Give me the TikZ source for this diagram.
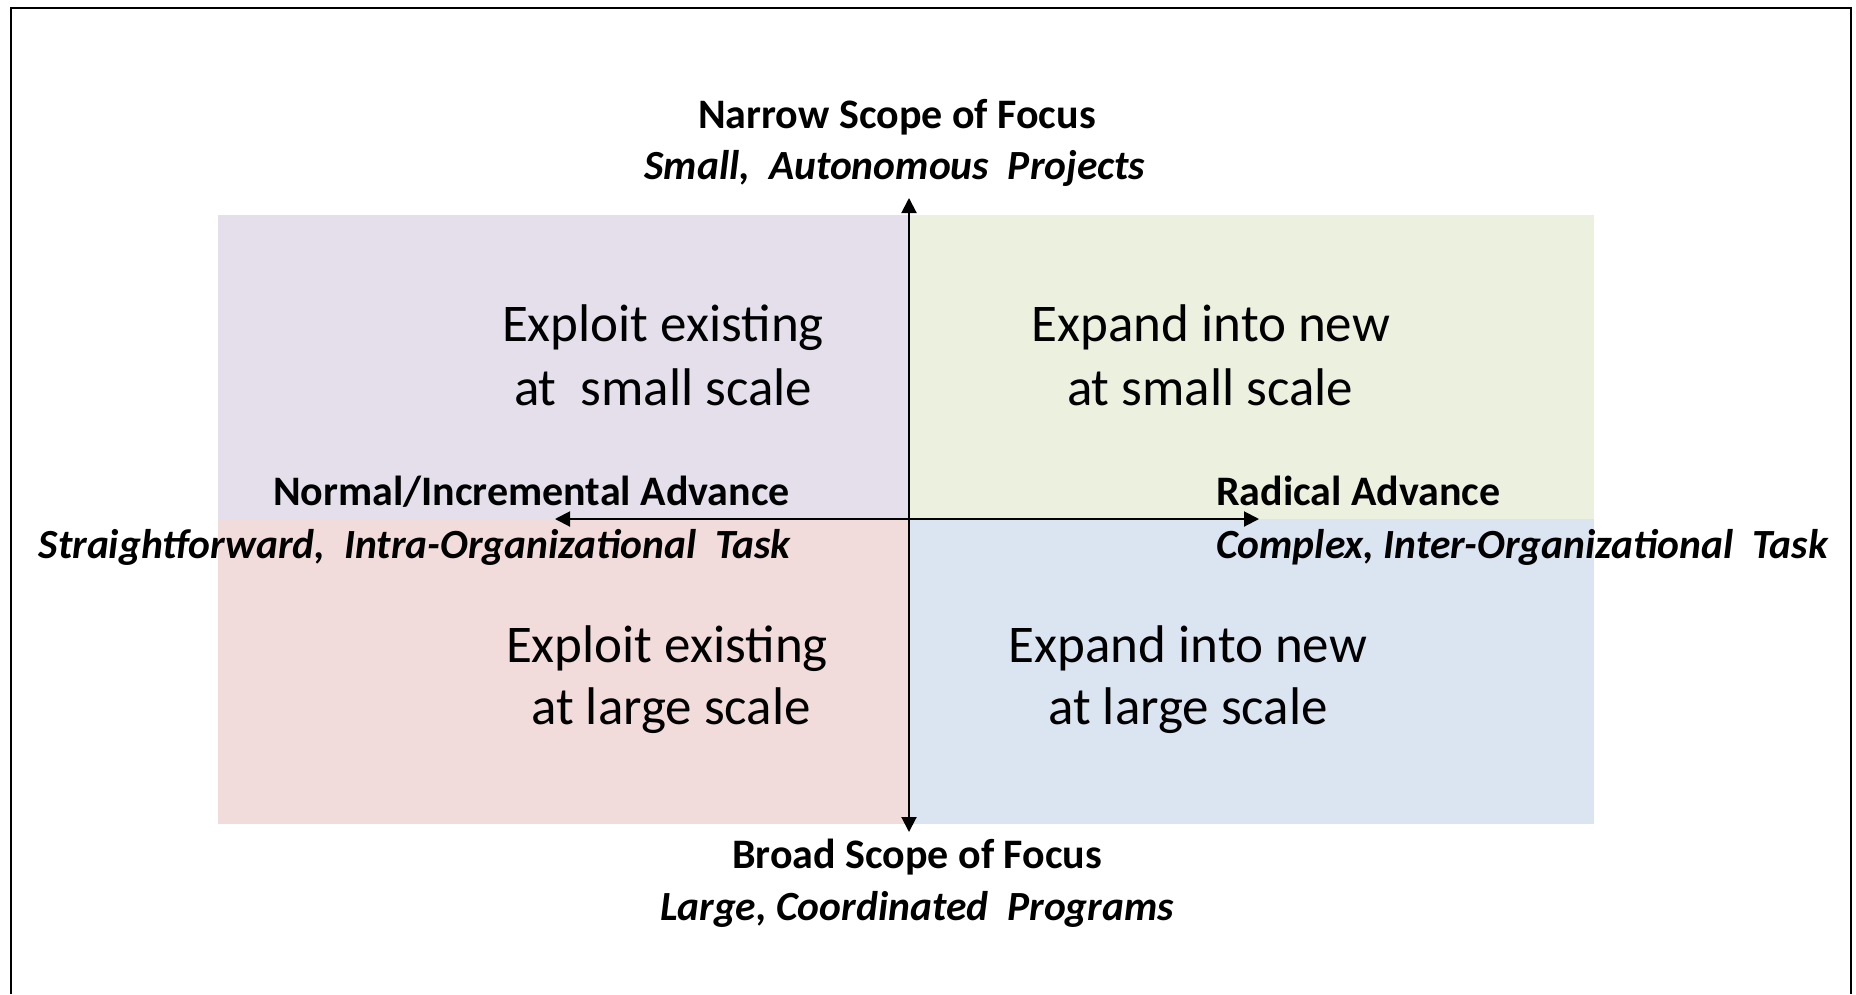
\documentclass[tikz,border=0pt]{standalone}
\usepackage{fontspec}
\setmainfont{Carlito}
\usetikzlibrary{arrows.meta}

\definecolor{qpurple}{HTML}{E5DFEC}
\definecolor{qgreen}{HTML}{EBF1DE}
\definecolor{qpink}{HTML}{F2DCDB}
\definecolor{qblue}{HTML}{DBE5F1}

\tikzset{
  axis/.style={line width=2pt, -{Triangle[width=15pt,length=15pt]}},
  quadtext/.style={font=\fontsize{53}{64}\selectfont, align=center, inner sep=0pt},
  headlabel/.style={font=\fontsize{42}{50}\selectfont\bfseries, inner sep=0pt, anchor=base},
  sublabel/.style={font=\fontsize{41.5}{50}\selectfont\bfseries\itshape, inner sep=0pt, anchor=base},
}

\begin{document}
\begin{tikzpicture}[x=1pt, y=-1pt]
\useasboundingbox (0,0) rectangle (1856,994);
\fill[white] (0,0) rectangle (1856,994);

% quadrant backgrounds
\fill[qpurple] (218,215) rectangle (909,519);
\fill[qgreen]  (909,215) rectangle (1594,519);
\fill[qpink]   (218,519) rectangle (909,824);
\fill[qblue]   (909,519) rectangle (1594,824);

% outer frame (open at the bottom)
\draw[line width=2.5pt] (11,994) -- (11,8) -- (1851,8) -- (1851,994);

% axes
\coordinate (c) at (909,519);
\coordinate (up) at (909,198);
\coordinate (down) at (909,832);
\coordinate (left) at (555,519);
\coordinate (right) at (1259,519);
\draw[axis] (c) -- (up);
\draw[axis] (c) -- (down);
\draw[axis] (c) -- (left);
\draw[axis] (c) -- (right);

% quadrant texts
\node[quadtext, anchor=base] (q1a) at (663,341) {Exploit existing};
\node[quadtext, anchor=base] (q1b) at (663,405) {at\ \ small scale};
\node[quadtext, anchor=base] (q2a) at (1211,341) {Expand into new};
\node[quadtext, anchor=base] (q2b) at (1210,405) {at small scale};
\node[quadtext, anchor=base] (q3a) at (667,662) {Exploit existing};
\node[quadtext, anchor=base] (q3b) at (671,724) {at large scale};
\node[quadtext, anchor=base] (q4a) at (1188,662) {Expand into new};
\node[quadtext, anchor=base] (q4b) at (1188,724) {at large scale};

% axis labels
\node[headlabel] (topa) at (897,128) {Narrow Scope of Focus};
\node[sublabel]  (topb) at (895,179) {Small,\ \ Autonomous\ \ Projects};
\node[headlabel, anchor=base east] (lefta) at (790,505) {Normal/Incremental Advance};
\node[sublabel, anchor=base east]  (leftb) at (791,558) {Straightforward,\ \ Intra-Organizational\ \ Task};
\node[headlabel, anchor=base west] (righta) at (1216,505) {Radical Advance};
\node[sublabel, anchor=base west]  (rightb) at (1216,558) {Complex, Inter-Organizational\ \ Task};
\node[headlabel] (bota) at (917,868) {Broad Scope of Focus};
\node[sublabel]  (botb) at (917,920) {Large, Coordinated\ \ Programs};
\end{tikzpicture}
\end{document}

§

Print the complete listing exactly, apart from any pictures.

Give me the TikZ source for this diagram.
\documentclass[tikz,border=0pt]{standalone}
\usepackage{fontspec}
\setmainfont{Carlito}
\usetikzlibrary{arrows.meta}

\definecolor{qpurple}{HTML}{E5DFEC}
\definecolor{qgreen}{HTML}{EBF1DE}
\definecolor{qpink}{HTML}{F2DCDB}
\definecolor{qblue}{HTML}{DBE5F1}

\tikzset{
  axis/.style={line width=2pt, -{Triangle[width=15pt,length=15pt]}},
  quadtext/.style={font=\fontsize{53}{64}\selectfont, align=center, inner sep=0pt},
  headlabel/.style={font=\fontsize{42}{50}\selectfont\bfseries, inner sep=0pt, anchor=base},
  sublabel/.style={font=\fontsize{41.5}{50}\selectfont\bfseries\itshape, inner sep=0pt, anchor=base},
}

\begin{document}
\begin{tikzpicture}[x=1pt, y=-1pt]
\useasboundingbox (0,0) rectangle (1856,994);
\fill[white] (0,0) rectangle (1856,994);

% quadrant backgrounds
\fill[qpurple] (218,215) rectangle (909,519);
\fill[qgreen]  (909,215) rectangle (1594,519);
\fill[qpink]   (218,519) rectangle (909,824);
\fill[qblue]   (909,519) rectangle (1594,824);

% outer frame (open at the bottom)
\draw[line width=2.5pt] (11,994) -- (11,8) -- (1851,8) -- (1851,994);

% axes
\coordinate (c) at (909,519);
\coordinate (up) at (909,198);
\coordinate (down) at (909,832);
\coordinate (left) at (555,519);
\coordinate (right) at (1259,519);
\draw[axis] (c) -- (up);
\draw[axis] (c) -- (down);
\draw[axis] (c) -- (left);
\draw[axis] (c) -- (right);

% quadrant texts
\node[quadtext, anchor=base] (q1a) at (663,341) {Exploit existing};
\node[quadtext, anchor=base] (q1b) at (663,405) {at\ \ small scale};
\node[quadtext, anchor=base] (q2a) at (1211,341) {Expand into new};
\node[quadtext, anchor=base] (q2b) at (1210,405) {at small scale};
\node[quadtext, anchor=base] (q3a) at (667,662) {Exploit existing};
\node[quadtext, anchor=base] (q3b) at (671,724) {at large scale};
\node[quadtext, anchor=base] (q4a) at (1188,662) {Expand into new};
\node[quadtext, anchor=base] (q4b) at (1188,724) {at large scale};

% axis labels
\node[headlabel] (topa) at (897,128) {Narrow Scope of Focus};
\node[sublabel]  (topb) at (895,179) {Small,\ \ Autonomous\ \ Projects};
\node[headlabel, anchor=base east] (lefta) at (790,505) {Normal/Incremental Advance};
\node[sublabel, anchor=base east]  (leftb) at (791,558) {Straightforward,\ \ Intra-Organizational\ \ Task};
\node[headlabel, anchor=base west] (righta) at (1216,505) {Radical Advance};
\node[sublabel, anchor=base west]  (rightb) at (1216,558) {Complex, Inter-Organizational\ \ Task};
\node[headlabel] (bota) at (917,868) {Broad Scope of Focus};
\node[sublabel]  (botb) at (917,920) {Large, Coordinated\ \ Programs};
\end{tikzpicture}
\end{document}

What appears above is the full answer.